# What rug do you use to keep your gey horses clean



## eccles alley (21 May 2012)

I have a grey horse, well actually she is white. In the summer I struggle to fing a rug that is not too thick, but keeps those stable stains out. She just seems to know when I am off eventing early and there are those lovely yellow stains. Does anyone have any recommendations for a good rug but not too expensive


----------



## nikicb (21 May 2012)

eccles alley said:



			I have a grey horse, well actually she is white. In the summer I struggle to fing a rug that is not too thick, but keeps those stable stains out. She just seems to know when I am off eventing early and there are those lovely yellow stains. Does anyone have any recommendations for a good rug but not too expensive

Click to expand...

I have two greys including one totally white pony.  The pony isn't rugged at all in the summer, only just got the horse so will probably just put a summer sheet on him overnight.  Although it won't make much difference as he seems to like using his poo pile as a pillow.    I just use a towel and hot water to get rid of the stains in the morning if I need to.


----------



## Britestar (21 May 2012)

Its called a hose pipe! Seriously use a lightweight turnout rug and wash the sticky out bits.


----------



## Laafet (21 May 2012)

I found that rugs make it worse, as you get a tide line. Mine is out unrugged now and happy, much happier than the other white horses at the yard who are like swaddled babies.


----------



## bounce (21 May 2012)

I find a bath the night before along with a squirt of show shine and a late night tidy of the stable ensuring clean fresh bedding on top does the trick and any stains in the morning are just scrubbed with the spray shampoo stain remover and a sponge.  I don't rug in the summer.


----------



## NinjaPony (21 May 2012)

I show so my pony has to be spotless, so I use thermatex leg wraps which don't heat his legs up, a lycra hood and a no fill turnout rug on top as that stops the stains soaking through. His tail is also bagged.


----------



## walker1234 (22 May 2012)

I use a lightweight fly rug with neck.  Works a treat


----------



## Ranyhyn (22 May 2012)

Nothing can keep a gey horse clean  
Sorry couldn't resist!!!


----------



## legaldancer (22 May 2012)

walker1234 said:



			I use a lightweight fly rug with neck.  Works a treat
		
Click to expand...

That's what I used when I had a grey. It was a thicker plastic mesh rather than the net curtain type, but she was always spotless and coat looked groomed too. If I put it on over dirty bits, ie saddle mark etc, she'd be clean the next day. Magic!


----------



## ironhorse (22 May 2012)

Lightweight turnout, lycra hood, tail bag. Skip out late at night and you should only have legs/tummy etc to do in the morning. I wouldn't go as far as leg wraps in the summer - a bit mean! 
In the morning expect the worst and get up extra early and you'll be pleasantly surprised and get time for an extra coffee! Run late and they'll be covered in poo!
Worked for me in five years of showing a grey quarter horse mare in hand and ridden!


----------



## MissSBird (22 May 2012)

Ditto the others, lightweight full neck turnout rug, lycra hood and tail bag on the night before a show. Get up early expecting to have to rebath, and hopefully have a pleasant surprise!
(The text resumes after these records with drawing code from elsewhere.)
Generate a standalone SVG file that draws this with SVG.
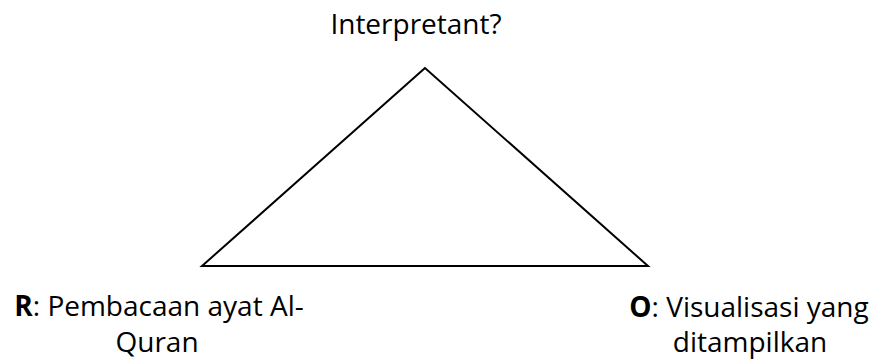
<svg xmlns="http://www.w3.org/2000/svg" width="878" height="360" viewBox="0 0 878 360">
<style>
text{font-family:"Open Sans","Noto Sans",sans-serif;font-size:28px;fill:#000;text-anchor:middle}
.b{font-weight:bold}
.edge{stroke:#000;stroke-width:2;fill:none;stroke-linejoin:miter}
</style>
<rect width="878" height="360" fill="#fff"/>
<g id="connectors">
<polygon class="edge" points="425,68 202,266 648,266"/>
</g>
<g id="interpretant">
<text x="416" y="34">Interpretant?</text>
</g>
<g id="representamen">
<text x="159" y="316"><tspan class="b">R</tspan>: Pembacaan ayat Al-</text>
<text x="157" y="352">Quran</text>
</g>
<g id="object">
<text x="749" y="317"><tspan class="b">O</tspan>: Visualisasi yang</text>
<text x="750" y="352">ditampilkan</text>
</g>
</svg>
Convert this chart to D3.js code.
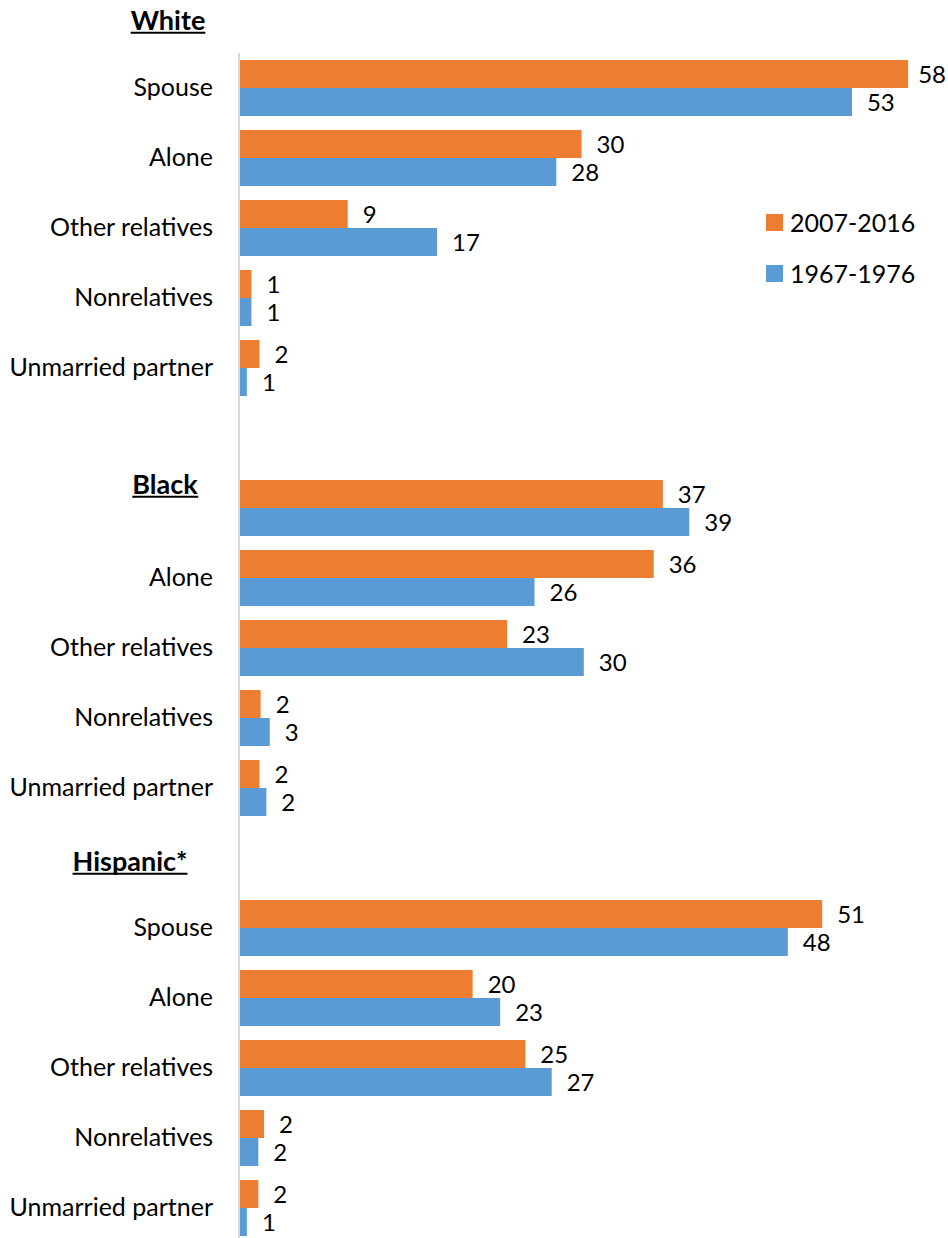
<!DOCTYPE html>
<html>
<head>
<meta charset="utf-8">
<script src="https://cdn.jsdelivr.net/npm/d3@7"></script>
<style>
  html, body { margin: 0; padding: 0; background: #fff; }
  svg { display: block; font-family: Lato, "Open Sans", sans-serif; }
</style>
</head>
<body>
<svg id="chart" width="948" height="1238"></svg>
<script>
// ---- data ----
const groups = ["White", "Black", "Hispanic*"];
const categories = ["Spouse", "Alone", "Other relatives", "Nonrelatives", "Unmarried partner"];
const seriesNames = ["2007-2016", "1967-1976"];
// values per group, in category order
const recent = {
  "White":     [58.3, 29.8, 9.4, 1.0, 1.7],
  "Black":     [36.9, 36.1, 23.3, 1.8, 1.7],
  "Hispanic*": [50.8, 20.3, 24.9, 2.1, 1.6]
};
const earlier = {
  "White":     [53.4, 27.6, 17.2, 1.0, 0.6],
  "Black":     [39.2, 25.7, 30.0, 2.6, 2.3],
  "Hispanic*": [47.8, 22.7, 27.2, 1.6, 0.6]
};
const colors = ["#ED7D31", "#5B9BD5"];

// ---- layout ----
const svg = d3.select("#chart");
const W = 948;
const x0 = 240;
const pxPerUnit = 11.46;
const x = d3.scaleLinear().domain([0, 60]).range([x0, x0 + 60 * pxPerUnit]);

// rows: group blocks separated by blank rows
const rows = [];
groups.forEach((g, gi) => {
  if (gi > 0) rows.push({ key: "blank" + gi, blank: true });
  categories.forEach((c, ci) => rows.push({ key: g + "|" + c, group: g, cat: c, ci }));
});
const y = d3.scaleBand()
  .domain(rows.map(r => r.key))
  .range([53, 1243])
  .paddingInner(0.2)
  .paddingOuter(0.1);
const ySub = d3.scaleBand().domain([0, 1]).range([0, y.bandwidth()]);

// axis line
svg.append("line")
  .attr("x1", x0 - 1).attr("x2", x0 - 1)
  .attr("y1", 53).attr("y2", 1243)
  .attr("stroke", "#d9d9d9").attr("stroke-width", 2);

const dataRows = rows.filter(r => !r.blank);

// bars + labels
dataRows.forEach(r => {
  const vals = [recent[r.group][r.ci], earlier[r.group][r.ci]];
  vals.forEach((v, si) => {
    const yy = y(r.key) + ySub(si);
    svg.append("rect")
      .attr("x", x(0)).attr("y", yy)
      .attr("width", x(v) - x(0)).attr("height", ySub.bandwidth())
      .attr("fill", colors[si]);
    const t = svg.append("text")
      .attr("x", x(v) + 15)
      .attr("y", yy + ySub.bandwidth() / 2)
      .attr("dy", "0.36em")
      .attr("font-size", 24)
      .attr("fill", "#000")
      .text(d3.format(".0f")(v));
    const len = t.node().getComputedTextLength();
    if (x(v) + 15 + len > W - 2) t.attr("x", W - 2 - len);
  });
  // category label (Black's first label is covered by the group title)
  if (!(r.group === "Black" && r.ci === 0)) {
    svg.append("text")
      .attr("x", 213)
      .attr("y", y(r.key) + y.bandwidth() / 2 - 1)
      .attr("dy", "0.36em")
      .attr("text-anchor", "end")
      .attr("font-size", 25)
      .attr("fill", "#000")
      .text(r.cat);
  }
});

// group titles
const titlePos = {
  "White": { x: 168, y: y(rows[0].key) - y.step() + y.bandwidth() / 2 + 2 },
  "Black": { x: 165, y: 484 },
  "Hispanic*": { x: 130, y: y("blank2") + y.bandwidth() / 2 + 3 }
};
groups.forEach(g => {
  const p = titlePos[g];
  const t = svg.append("text")
    .attr("x", p.x).attr("y", p.y)
    .attr("dy", "0.36em")
    .attr("text-anchor", "middle")
    .attr("font-size", 27)
    .attr("font-weight", "bold")
    .attr("fill", "#000")
    .text(g);
  const bb = t.node().getBBox();
  svg.append("line")
    .attr("x1", bb.x).attr("x2", bb.x + bb.width)
    .attr("y1", p.y + 0.36 * 27 + 3).attr("y2", p.y + 0.36 * 27 + 3)
    .attr("stroke", "#000").attr("stroke-width", 2);
});

// legend
const legend = svg.append("g").attr("transform", "translate(766,214)");
seriesNames.forEach((s, i) => {
  const g = legend.append("g").attr("transform", `translate(0,${i * 51})`);
  g.append("rect").attr("width", 17).attr("height", 17).attr("fill", colors[i]);
  g.append("text")
    .attr("x", 24).attr("y", 8.5).attr("dy", "0.36em")
    .attr("font-size", 25).attr("fill", "#000")
    .text(s);
});
</script>
</body>
</html>
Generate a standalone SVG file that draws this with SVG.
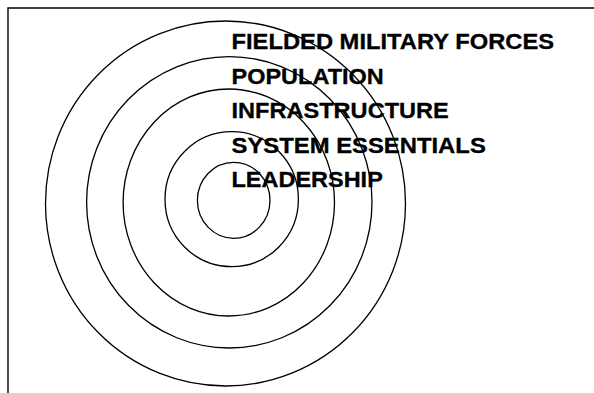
<svg xmlns="http://www.w3.org/2000/svg" width="594" height="393" viewBox="0 0 594 393">
<style>
.ring{fill:none;stroke:#000;stroke-width:1.3}
.frame{fill:none;stroke:#000;stroke-width:1.4}
.lbl{font-family:"Liberation Sans",Arial,sans-serif;font-weight:bold;font-size:22.5px;fill:#000;stroke:#000;stroke-width:0.3}
</style>
<rect width="594" height="393" fill="#fff"/>
<path class="frame" d="M8,393 V8 H594"/>
<g id="rings">
<ellipse id="ring-fielded" class="ring" cx="225.5" cy="203.5" rx="180" ry="182.5"/>
<ellipse id="ring-population" class="ring" cx="229.3" cy="202.3" rx="142.7" ry="145.7"/>
<ellipse id="ring-infrastructure" class="ring" cx="228.8" cy="202.5" rx="105.7" ry="113.5"/>
<ellipse id="ring-system" class="ring" cx="231.7" cy="199.2" rx="66.7" ry="67.5"/>
<ellipse id="ring-leadership" class="ring" cx="233.7" cy="200.3" rx="36.3" ry="38"/>
</g>
<g id="labels">
<text class="lbl" x="231.5" y="49" textLength="322.6" lengthAdjust="spacingAndGlyphs">FIELDED MILITARY FORCES</text>
<text class="lbl" x="231.5" y="83.5" textLength="152.3" lengthAdjust="spacingAndGlyphs">POPULATION</text>
<text class="lbl" x="231.5" y="118" textLength="217.3" lengthAdjust="spacingAndGlyphs">INFRASTRUCTURE</text>
<text class="lbl" x="231.5" y="152.5" textLength="254.3" lengthAdjust="spacingAndGlyphs">SYSTEM ESSENTIALS</text>
<text class="lbl" x="231.5" y="187" textLength="151.3" lengthAdjust="spacingAndGlyphs">LEADERSHIP</text>
</g>
</svg>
When it's not showtime I don't worry about stains. Life's too short!


----------



## undertheweather (23 May 2012)

The only time my mare used to come in was before a show. I would bath her, chalk her legs and stable bandage them with travel shaped gamgees. I would then put her a fleece on, or sometimes nothing, and spray and brush in some mane and tail conditioner/show shine on the tops of her legs, thighs and belly so stains come out the next day. Oh and tail bag/plait tail as she used to poo in it.


----------



## Sameru (23 May 2012)

When I am richer after payday - my horse will be in a Rambo Dustbuster but he lives out so tends not to lay in his toilet leavings


----------



## Sammie&Spoilt (23 May 2012)

I find that amigo's keep the coat really clean, and it also makes their coat really smooth. I have a piebald and overo, and i use Gallop chestnut shapoo on them, it brings their grey up really vibrant! Good luck with your competeing this year


----------



## nikicb (23 May 2012)

I think a rug would have been pretty useless for my boy last night - he's spotless everywhere else.


----------



## BYR (23 May 2012)

We`ve just bought the premier equine Multi Buster rug and its brilliant, its a bit thicker than a fly sheet so it keeps the dust and dirt away but has total coverage of everywhere except the legs and face and is nice and cool for this hot weather! 

In winter we use the snuggy hoods turnout hood which keeps his head clean and just wash down the legs the morning of the show. 

I'm on my third consecutive grey now so have learnt most of the tricks! He is also on 24 hours turnout all year round so things can get pretty muddy mid winter but these precautions keep him looking smart for the ring!


----------



## PolarSkye (23 May 2012)

No rugs here either . . . Kali gets a spot clean (warm water, sponge and some elbow grease) every morning to get rid of stable stains and a good brush when he comes home to get the dust out of his coat from rolling . . . and he has a proper bath/tail/mane wash whenever the weather permits/weekly'ish.

P


----------